Stage Fright feels very much like Hitchcock getting back to his roots; there’s something simpler and yet still charming about the milieu he’s able to drum up evoking the British Isles. In reality, it was a convenient excuse to spend more time with his daughter Patricia currently away at school in the U.K. She even earned a small role. It’s also propitious he seems to be having good fun with the conceit: the combination of play-acting and murder with actors trying their hands at amateur sleuthing.
We are thrown into an almost instantaneous thriller. It dispenses with the lead-up altogether by showing a couple on the run in a car. A fledgling actress, Eve (Jane Wyman), is the complicit accomplice and Richard Todd is a man fleeing the authorities. Through an extensive flashback, he relates how he was pulled into the web of murder spun by his lover — the famed and gorgeous prima donna Charlotte Inwood (Marlene Dietrich).
He tries to touch up the crime scene she’s left behind only to get spooked by her maid turning up on the scene. The murder investigation commences in earnest including a respectable detective named Smith (Michael Wilding).
Eve sets the fugitive up with her father, out of harm’s way, before turning right around and hatching a plan to get to the bottom of the whole thing. One minute she’s trying to get close to the aforementioned policeman to somehow pump him for information with her damsel in distress act. The next moment, she’s putting her thespian training to good use posing as a cockney maid (and temporary replacement) for dame Charlotte herself.

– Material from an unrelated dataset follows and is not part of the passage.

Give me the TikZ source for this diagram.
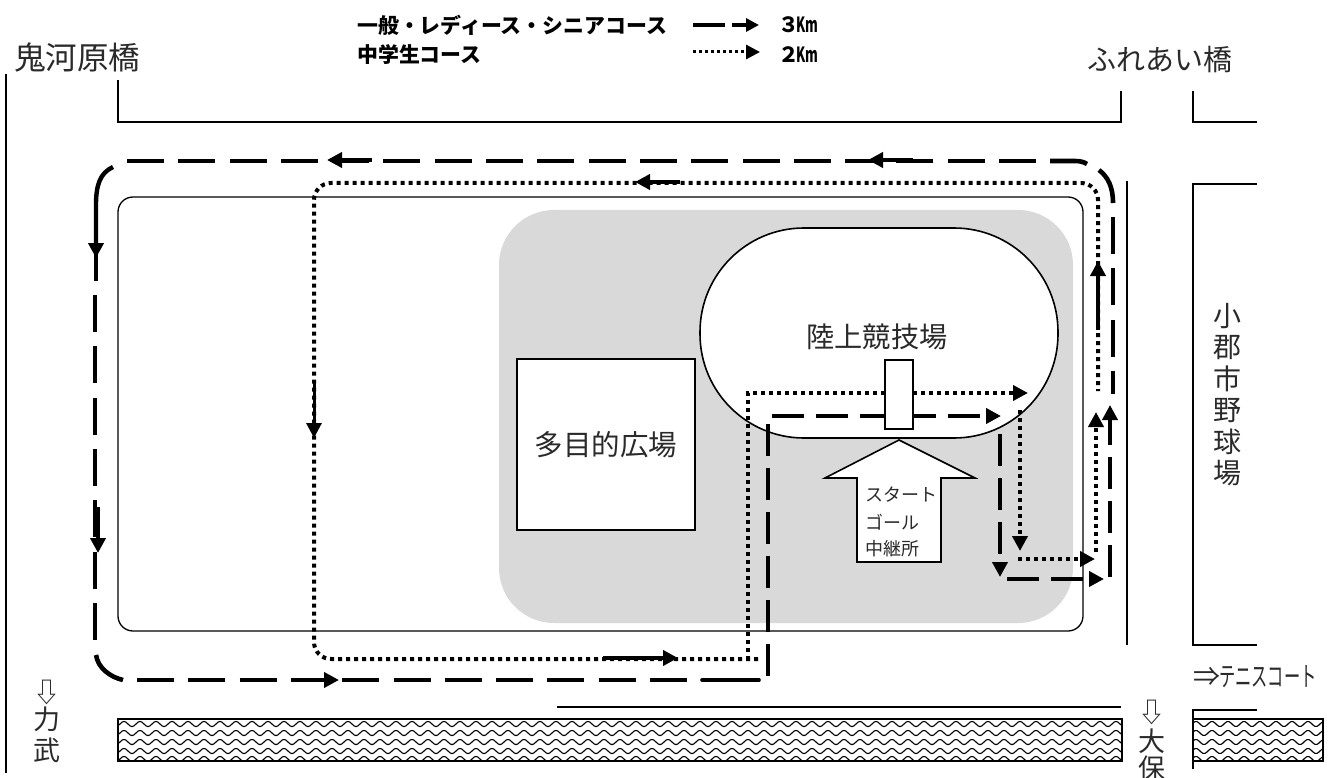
\documentclass[tikz,border=0pt]{standalone}
\usepackage{fontspec}
\setmainfont{Noto Sans CJK JP}
\usetikzlibrary{arrows.meta}
\definecolor{parkgray}{HTML}{D9D9D9}
\definecolor{inkc}{HTML}{2A2A2A}
\tikzset{
  roadline/.style={draw=black,line width=1.3pt},
  dashcourse/.style={draw=black,line width=4.6pt,dash pattern=on 37pt off 14.3pt},
  innerdash/.style={draw=black,line width=4.3pt,dash pattern=on 32pt off 12pt},
  solidcourse/.style={draw=black,line width=4.6pt},
  dotcourse/.style={draw=black,line width=4pt,dash pattern=on 4pt off 4pt},
  tipdash/.style={-{Triangle[length=15pt,width=15pt]}},
  soliddir/.style={draw=black,line width=4.4pt,-{Triangle[length=15pt,width=15pt]}},
  lab/.style={inner sep=0pt,text=inkc},
  legendtxt/.style={inner sep=0pt,anchor=west,font=\bfseries\fontsize{20.9pt}{22pt}\selectfont},
  vtxt/.style={lab,font=\fontsize{27pt}{28pt}\selectfont},
  river/.style={draw=black,line width=2pt},
}
\begin{document}
\begin{tikzpicture}[x=1pt,y=-1pt]
\useasboundingbox (0,0) rectangle (1338,778);
\fill[white] (0,0) rectangle (1338,778);
% legend
\node[legendtxt] (leg1) at (357,25) {一般・レディース・シニアコース};
\node[legendtxt] (leg2) at (357,55) {中学生コース};
\node[legendtxt] (km3) at (778,25) {３\hspace{-3pt}\scalebox{.62}[1]{Km}};
\node[legendtxt] (km2) at (778,55) {２\hspace{-3pt}\scalebox{.62}[1]{Km}};
\coordinate (la1) at (693,25); \coordinate (la2) at (725,25);
\coordinate (la3) at (732,25); \coordinate (la4) at (759,25);
\coordinate (lb1) at (693,52); \coordinate (lb2) at (760,52);
\draw[line width=3.2pt] (la1)--(la2);
\draw[line width=3.2pt,-{Triangle[length=13pt,width=13pt]}] (la3)--(la4);
\draw[line width=3pt,dash pattern=on 3pt off 3pt,-{Triangle[length=14pt,width=14pt]}] (lb1)--(lb2);
% top labels
\node[lab,font=\fontsize{31.5pt}{32pt}\selectfont,anchor=west] (oni) at (14,58) {鬼河原橋};
\node[lab,font=\fontsize{29pt}{30pt}\selectfont,anchor=west] (fure) at (1087,59) {ふれあい橋};
% roads
\draw[roadline] (6,74)--(6,773);
\draw[roadline] (118,80)--(118,122)--(1121,122)--(1121,91);
\draw[roadline] (1193,91)--(1193,122)--(1257,122);
\draw[roadline] (1257,184)--(1193,184)--(1193,645)--(1257,645);
\draw[roadline] (1127,181)--(1127,645);
\draw[roadline] (557,707)--(1121,707);
\draw[roadline] (1257,710)--(1193,710)--(1193,769);
% park
\draw[roadline,rounded corners=15pt] (118,197) rectangle (1083,631);
\fill[parkgray,rounded corners=55pt] (499,210) rectangle (1073,623);
\node[draw=black,fill=white,line width=1.4pt,minimum width=178pt,minimum height=171pt,inner sep=0pt,
  font=\fontsize{28.5pt}{30pt}\selectfont,text=inkc] (plaza) at (606,444.5) {多目的広場};
\draw[black,fill=white,line width=1.6pt,rounded corners=104pt] (700,228) rectangle (1058,438);
\node[lab,font=\fontsize{28.2pt}{30pt}\selectfont] (stad) at (877,337) {陸上競技場};
% start arrow
\draw[black,fill=white,line width=1.6pt] (899,440)--(975,478)--(941,478)--(941,562)--(857,562)--(857,478)--(825,478)--cycle;
\node[lab,font=\fontsize{18pt}{19pt}\selectfont,anchor=west] (s1) at (865,495) {スタート};
\node[lab,font=\fontsize{18pt}{19pt}\selectfont,anchor=west] (s2) at (865,522) {ゴール};
\node[lab,font=\fontsize{18pt}{19pt}\selectfont,anchor=west] (s3) at (865,549) {中継所};
% dotted course
\draw[dotcourse,tipdash] (748,660)--(748,393)--(1028,393);
\draw[dotcourse,rounded corners=17pt] (758,659)--(314,659)--(314,183)--(1098,183)--(1098,391);
\draw[dotcourse,tipdash] (1020,410)--(1020,551);
\draw[dotcourse,tipdash] (1018,559)--(1095,559);
\draw[dotcourse,tipdash] (1096,552)--(1096,412);
% dashed course: inner legs
\draw[innerdash,tipdash] (772,416)--(1001,416);
\draw[innerdash] (768,424)--(768,676);
\draw[innerdash,tipdash] (1000,434)--(1000,577);
\draw[innerdash,tipdash] (1007,579)--(1104,579);
\draw[innerdash,tipdash] (1110,577)--(1110,405);
% dashed course: outer loop
\draw[dashcourse,dash phase=14pt] (1113,394)--(1113,217);
\draw[solidcourse] (1113,203) .. controls (1113,187) and (1108,177) .. (1099,170);
\draw[solidcourse] (1050,161)--(1075,161) .. controls (1080,161) and (1084,162) .. (1087,164);
\draw[dashcourse] (1036,161)--(126,161);
\draw[dashcourse] (95,295)--(95,640);
\draw[solidcourse] (96,281)--(96,250);
\draw[solidcourse] (96,655) .. controls (98,668) and (110,677) .. (123,680);
\draw[dashcourse] (137,680)--(701,680);
\draw[line width=3.6pt,line cap=round] (702,680)--(759,680);
% gate
\node[draw=black,fill=white,line width=1.6pt,minimum width=28pt,minimum height=69pt,inner sep=0pt] (gate) at (899,394.5) {};
% solid direction arrows
\coordinate (a1) at (372,160); \coordinate (a2) at (327,160);
\coordinate (a3) at (913,160); \coordinate (a4) at (868,160);
\coordinate (a5) at (680,182); \coordinate (a6) at (635,182);
\coordinate (a7) at (314,380); \coordinate (a8) at (314,438);
\coordinate (a9) at (603,658); \coordinate (a10) at (678,658);
\coordinate (a11) at (291,680); \coordinate (a12) at (339,680);
\coordinate (a13) at (98,507); \coordinate (a14) at (98,553);
\coordinate (a15) at (1098,330); \coordinate (a16) at (1098,261);
\draw[soliddir] (a1)--(a2);
\draw[soliddir] (a3)--(a4);
\draw[soliddir] (a5)--(a6);
\draw[soliddir,line width=3pt] (a7)--(a8);
\draw[soliddir] (a9)--(a10);
\draw[soliddir] (a11)--(a12);
\draw[soliddir] (a13)--(a14);
\draw[soliddir] (a15)--(a16);
\draw[soliddir] (113,167) .. controls (100,173) and (96,185) .. (96,205) -- (96,258);
% rivers
\begin{scope}
\clip (118,719) rectangle (1122,761);
\foreach \r in {724,733,742,751,759}{
  \draw[line width=1.1pt] plot[domain=118:1122,samples=503] (\x,{\r+2.6*sin(22.5*mod(\x,16))});
}
\end{scope}
\node[river,minimum width=1004pt,minimum height=42pt,inner sep=0pt] (riverA) at (620,740) {};
\begin{scope}
\clip (1193,719) rectangle (1323,761);
\foreach \r in {724,733,742,751,759}{
  \draw[line width=1.1pt] plot[domain=1193:1323,samples=66] (\x,{\r+2.6*sin(22.5*mod(\x,16))});
}
\end{scope}
\node[river,minimum width=130pt,minimum height=42pt,inner sep=0pt] (riverB) at (1258,740) {};
% place labels
\node[vtxt] (ar1) at (47,692) {⇩};
\node[vtxt] (ri) at (47,719) {力};
\node[vtxt] (take) at (47,750) {武};
\node[vtxt] (ar2) at (1152,712) {⇩};
\node[vtxt] (o) at (1152,741) {大};
\node[vtxt] (ho) at (1152,768) {保};
\node[lab,anchor=west,font=\fontsize{27pt}{28pt}\selectfont] (ten) at (1193,677) {⇒\hspace{-1pt}\scalebox{.6}[1]{テニスコート}};
\foreach \c [count=\i from 0] in {小,郡,市,野,球,場}{
  \node[lab,font=\fontsize{28pt}{30pt}\selectfont] (v\i) at (1227,{316+\i*31.5}) {\c};
}
\end{tikzpicture}
\end{document}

It has some of the dynamics of an All About Eve between actresses though it’s admittedly hinging on cloak-and-dagger antics opposed to true backstage drama. Because it’s on this plane of performance that Hitch seems most intrigued — where acting becomes a conduit for understanding the mystery at the core of this movie.

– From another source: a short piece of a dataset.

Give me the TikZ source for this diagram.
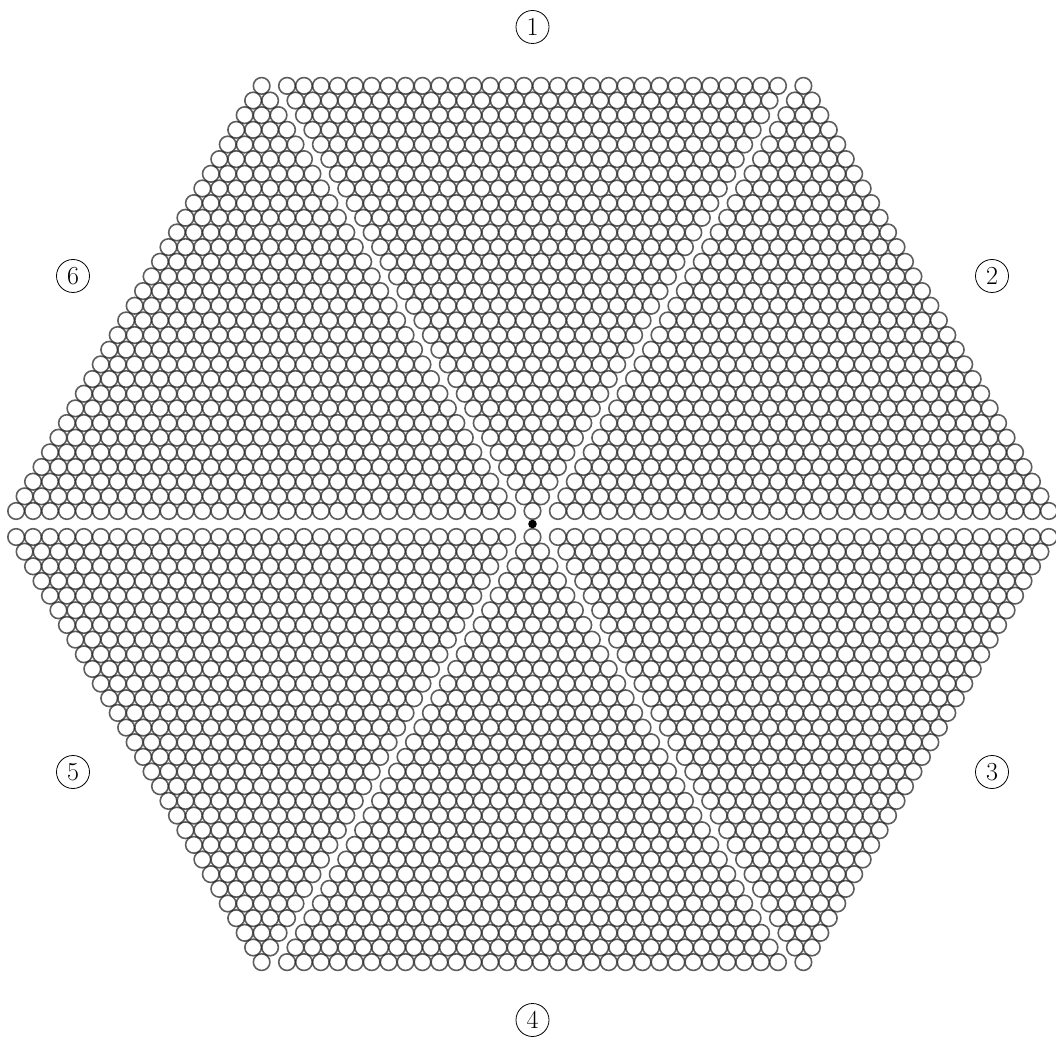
\documentclass[tikz,border=0pt]{standalone}
\usepackage{tikz}
\definecolor{ballgray}{HTML}{202020}

\tikzset{
  ball/.style={draw=ballgray, draw opacity=0.72, line width=1.6pt},
  tag/.style={circle, draw, line width=0.8pt, inner sep=0pt, minimum size=33pt,
              font=\fontsize{26}{30}\selectfont}
}
\newcommand{\dd}{16.93}
\newcommand{\hh}{14.66}
\newcommand{\rr}{8.3}
\newcommand{\gap}{13}

\begin{document}
\begin{tikzpicture}[x=1pt, y=1pt]
  \useasboundingbox (0,0) rectangle (1056,1039);
  \coordinate (C) at (532.5,515);

  \begin{scope}[shift={(C)}]
    \foreach \k in {0,...,29}{
      \pgfmathtruncatemacro\n{29-\k}
      % 1 (apex down) and 4 (apex up)
      \foreach \i in {0,...,\k}{
        \draw[ball] ({(\i-\k/2)*\dd}, {\gap+\k*\hh}) circle[radius=\rr pt];
        \draw[ball] ({(\i-\k/2)*\dd}, {-\gap-\k*\hh}) circle[radius=\rr pt];
      }
      % 2 and 6 above, 3 and 5 below
      \foreach \i in {0,...,\n}{
        \draw[ball] ({1.5*\dd+\k*\dd/2+\i*\dd}, {\gap+\k*\hh}) circle[radius=\rr pt];
        \draw[ball] ({-1.5*\dd-\k*\dd/2-\i*\dd}, {\gap+\k*\hh}) circle[radius=\rr pt];
        \draw[ball] ({1.5*\dd+\k*\dd/2+\i*\dd}, {-\gap-\k*\hh}) circle[radius=\rr pt];
        \draw[ball] ({-1.5*\dd-\k*\dd/2-\i*\dd}, {-\gap-\k*\hh}) circle[radius=\rr pt];
      }
    }
  \end{scope}

  \fill (C) circle[radius=4.3pt];

  \node[tag] (n1) at (532.5,1012) {1};
  \node[tag] (n2) at (992,763) {2};
  \node[tag] (n3) at (992,267) {3};
  \node[tag] (n4) at (532.5,19) {4};
  \node[tag] (n5) at (73,267) {5};
  \node[tag] (n6) at (73,763) {6};
\end{tikzpicture}
\end{document}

If there were any undisputed secret weapon, my bet is up for Alistair Sim. He was always a mirthful co-conspirator if I’m to recall a movie like Green for Danger. He’s eminently likable, though the spark in his eye suggests he’s ever prone to mischief. This accords him all the prerequisites to play a fine father figure opposite Wyman if only for the primary reason they both seem to relish the game and being a part of it together.
They have the most instantly vibrant relationship within the picture, and they give it the comic underpinnings one comes to expect from the director. Sim himself meets the macabre of Hitchcock thanks to a bloodstained dress on a carnival doll used to shock Dietrich out of her performance of “La Vie en Rose.” It mirrors the ugly token of her secret transgression.
In another sequence, the wanted man shows up during her performance — a particularly saucy rendition of Cole Porter’s “The Laziest Gal in Town.” Before this interruption, the scene is pulled out of the Hitchcockian world momentarily. It’s an individual moment where an auteur like Hitch gets totally overpowered by Dietrich or, in many ways, he acquiesces allowing her to be her scintillating self in the golden limelight before the mechanisms of the plot are meant to take over once more.
Stage Fright feels perfectly comfortable being so theatrical. However, the ideas never feel fully wrought; it’s a bit scattered and inconceivable — nor is Jane Wyman the most compelling Hitchcock lead. Mind you, I’m not expecting her to be a Hitchcock blonde or Ingrid Bergman, but she’s not quite on par with even someone like Teresa Wright in Shadow of a Doubt.
Likewise, the theater finale is terribly abrupt though it functions on the tenets of many of Hitchcock’s grandest setpieces by taking a novel environment and turning it into a thrilling locale for drama (Donen would rehash a similar sequence in Charade). The scenes in the build-up are of all shapes and sizes as Wyman rather coincidentally juggles a double life. It’s all highly circumstantial.
As it turns out, the lynchpin scene is right at the very beginning. Of course, we don’t realize that until the end, but right there is Hitchcock’s point. To see it any other way is a mistake. Because obfuscation and chicanery are the building blocks of not only acting but murder as well. Perceptions can change so quickly, and he was one of the greats at visual audience manipulation. In Stage Fright he takes it a step further. He lies to us outright on the screen.